- Born: 13 July 1998 (age 27) Mumbai, Maharashtra, India
- Occupation: Actress
- Years active: 2015 - present
- Known for: Majhya Navaryachi Bayko

= Ruchira Jadhav =

Indian actress

Ruchira Jadhav is an Indian television and film actress who mainly works in Marathi industry. She made her film debut with Sobat (2018) and Television debut with Tuzya Vachun Karmena (2016). Currently, she has participated in Colors Marathi's Bigg Boss Marathi 4.

== Early life ==
Ruchira was born in Mumbai, Maharashtra. She did her schooling from Parag Vidyalaya, Bhandup. She completed her graduation degree from K. J. Somaiya College, Mumbai.
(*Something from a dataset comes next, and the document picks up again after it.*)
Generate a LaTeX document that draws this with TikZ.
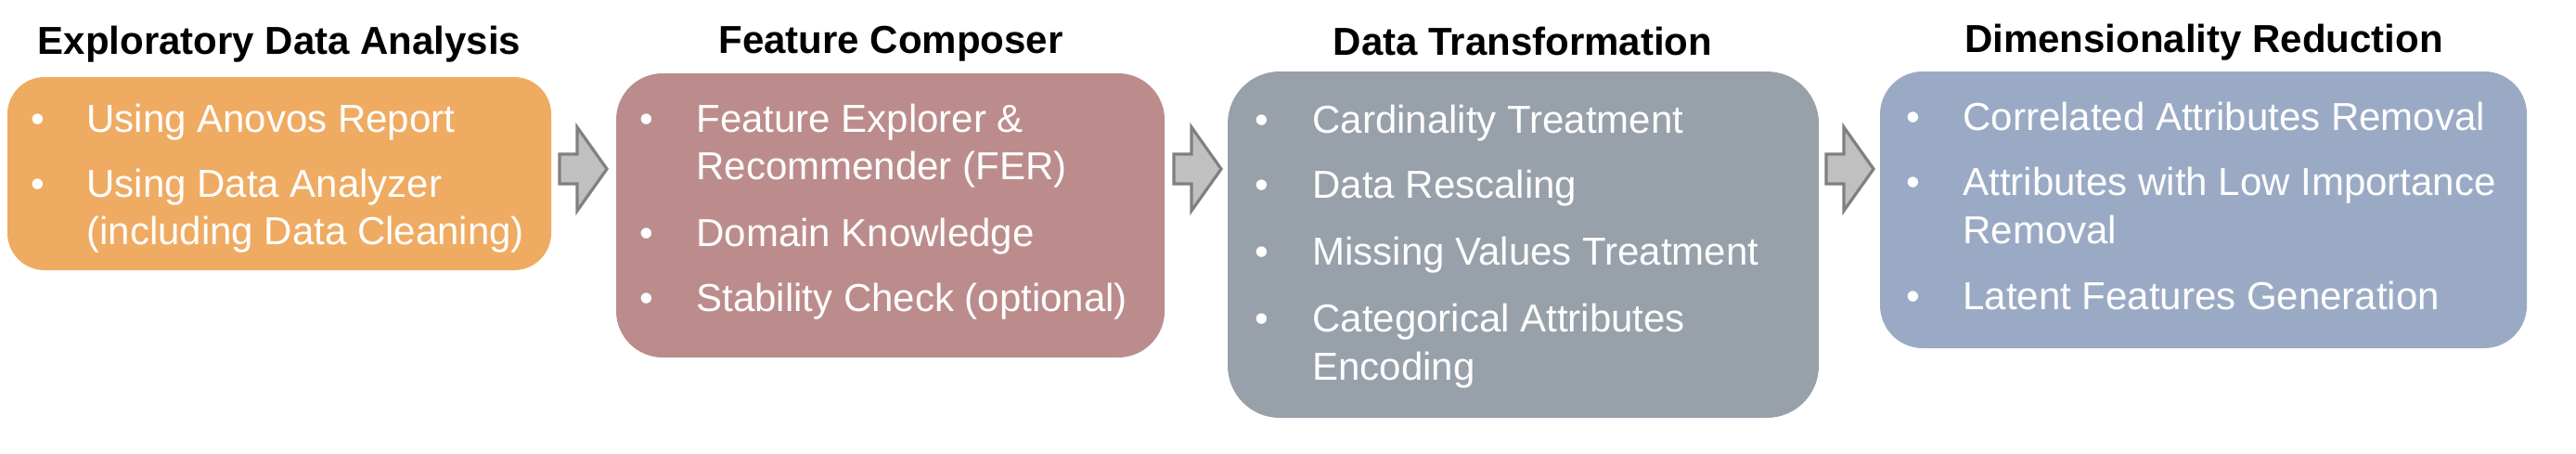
\documentclass[tikz,border=0pt]{standalone}
\usepackage{fontspec}
\setmainfont{Liberation Sans}
\usetikzlibrary{fit}
\definecolor{cEDA}{HTML}{EFAB62}
\definecolor{cFC}{HTML}{BC8C8C}
\definecolor{cDT}{HTML}{98A0AA}
\definecolor{cDR}{HTML}{9BAAC4}
\definecolor{arrfill}{HTML}{C0C0C0}
\definecolor{arrline}{HTML}{808080}
\tikzset{
  stagebox/.style={inner sep=0pt, draw=none},
  ttl/.style={anchor=base, inner sep=0pt, font=\fontsize{21}{25}\selectfont\bfseries, text=black},
  txt/.style={anchor=base west, inner sep=0pt, font=\fontsize{21}{25}\selectfont, text=white},
  bul/.style={anchor=base, inner sep=0pt, font=\fontsize{21}{25}\selectfont, text=white},
  barrow/.style={fill=arrfill, draw=arrline, line width=1.6pt, line join=miter},
}
\begin{document}
\begin{tikzpicture}[x=0.5pt, y=-0.5pt]
\useasboundingbox (0,0) rectangle (2776,488);

% boxes
\node[stagebox, fill=cEDA, rounded corners=20pt, fit={(8,83)(594,291)}] (b1) {};
\node[stagebox, fill=cFC, rounded corners=25pt, fit={(664,79)(1255,385)}] (b2) {};
\node[stagebox, fill=cDT, rounded corners=28pt, fit={(1323,77)(1960,450)}] (b3) {};
\node[stagebox, fill=cDR, rounded corners=23pt, fit={(2026,77)(2723,375)}] (b4) {};

% titles
\node[ttl] (h1) at (301,58) {Exploratory Data Analysis};
\node[ttl] (h2) at (960,57) {Feature Composer};
\node[ttl] (h3) at (1641,59) {Data Transformation};
\node[ttl] (h4) at (2375,56) {Dimensionality Reduction};

% box 1
\node[bul] (p11) at (41,142) {•};
\node[txt] (t11) at (93,142) {Using Anovos Report};
\node[bul] (p12) at (41,212) {•};
\node[txt] (t12) at (93,212) {Using Data Analyzer};
\node[txt] (t13) at (93,263) {(including Data Cleaning)};

% box 2
\node[bul] (p21) at (697,142) {•};
\node[txt] (t21) at (750,142) {Feature Explorer \&};
\node[txt] (t22) at (750,193) {Recommender (FER)};
\node[bul] (p22) at (697,265) {•};
\node[txt] (t23) at (750,265) {Domain Knowledge};
\node[bul] (p23) at (697,335) {•};
\node[txt] (t24) at (750,335) {Stability Check (optional)};

% box 3
\node[bul] (p31) at (1360,143) {•};
\node[txt] (t31) at (1414,143) {Cardinality Treatment};
\node[bul] (p32) at (1360,213) {•};
\node[txt] (t32) at (1414,213) {Data Rescaling};
\node[bul] (p33) at (1360,285) {•};
\node[txt] (t33) at (1414,285) {Missing Values Treatment};
\node[bul] (p34) at (1360,357) {•};
\node[txt] (t34) at (1414,357) {Categorical Attributes};
\node[txt] (t35) at (1414,409) {Encoding};

% box 4
\node[bul] (p41) at (2062,140) {•};
\node[txt] (t41) at (2115,140) {Correlated Attributes Removal};
\node[bul] (p42) at (2062,210) {•};
\node[txt] (t42) at (2115,210) {Attributes with Low Importance};
\node[txt] (t43) at (2115,262) {Removal};
\node[bul] (p43) at (2062,333) {•};
\node[txt] (t44) at (2115,333) {Latent Features Generation};

% block arrows between stages
\coordinate (a1) at (603,182);
\coordinate (a2) at (1265,182);
\coordinate (a3) at (1968,182);
\foreach \a in {a1,a2,a3}{
  \draw[barrow, shift={(\a)}] (0,-16) -- (19,-16) -- (19,-45) -- (51,0) -- (19,45) -- (19,16) -- (0,16) -- cycle;
}
\end{tikzpicture}
\end{document}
She was very active in her college cultural programs.

== Personal life ==
She is in relationship with her fellow contestant of Bigg Boss Marathi 4 Rohit Shinde since 2022.

== Filmography ==

=== Films ===

| Year | Title | Role | Ref. |
| 2018 | Sobat |  |  |
| Love Lafde | Ruchi |  |
| 2022 | Haemolymph: Invisible Blood | Sajida Shaikh |  |
| Luckdown Be Positive | Naina |  |
| Epilogue | Preet |  |
| 2024 | Babu |  |  |
| 2025 | Reelstar |  |  |

=== Television ===

| Year | Title | Role | Channel | Ref. |
| 2015 | Be Dune Daha | Small cameo | Star Pravah | ^{[citation needed]} |
| 2016 | Tuzya Vachun Karmena | Nupur Soman | Colors Marathi | ^{[citation needed]} |
| Majhe Pati Saubhagyawati | Crew member | Zee Marathi | ^{[citation needed]} |
| 2017 | Prem He | Mukta Jahagirdar | Zee Yuva |  |
| 2020-2021 | Majhya Navaryachi Bayko | Maya | Zee Marathi |  |
| 2022 | Bigg Boss Marathi 4 | Contestant | Colors Marathi |  |
| 2023 | 36 Guni Jodi | Sahitya | Zee Marathi | ^{[citation needed]} |
| 2024 | Tu Hi Re Majha Mitwa | Lavanya | Star Pravah | ^{[citation needed]} |

==Marathi Play Career==
Her latest Marathi Play is Tu Tu Me Me directed by Kedar Shinde.